The objective of Paris meeting in 2015 is to significantly accelerate this transition and to ensure that it can be sustained over time to ensure that warning will be limited to well under 20C this century. The outcome will be a new legal instrument under the Climate Convention, which is an international treaty with universal membership, to come into effect in 2020.
Significance of Islamic Climate Change Declaration
To sustain the economic transformation over time, there is a need for strong and deep moral motivation for change. Religion can become a powerful part of the solution if we tap into this source of divine guidance through study and reflection and if this motivates us to act differently.

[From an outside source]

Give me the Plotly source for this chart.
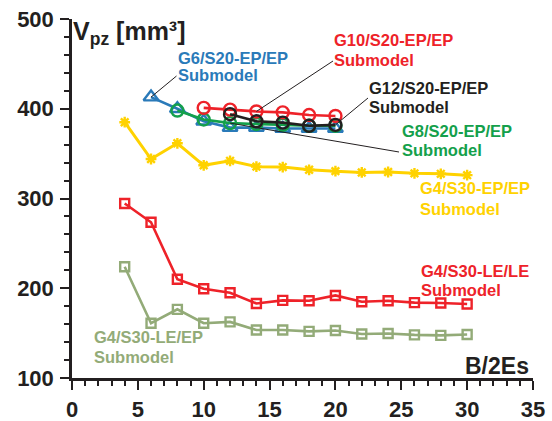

The Islamic declaration on climate change, launched in Istanbul on 19th August 2015, is a profound example of the role of faith in informing and reforming sustainability dialogue. This makes faith-based climate engagement essential, considering that 84% of the world’s population is religiously affiliated, according to the Pew Research Center.
Islam has been the motive force behind civilization through history. The declaration can help to channel the spiritual and moral force of Islam towards the aspiration to build a low-emission climate resilient future.
In sum, Islam counts amongst its faithful 1.6 billion people. Many of them, perhaps the majority, are in countries which are most vulnerable to climate change. The Muslim leadership can contribute to global discourse as manifested in the Islamic declaration of climate change. Muslims have a mandate and responsibility to channelize the spiritual and moral force of Islam towards the aspiration to build a sustainable human civilization and a low-emission climate resilient future.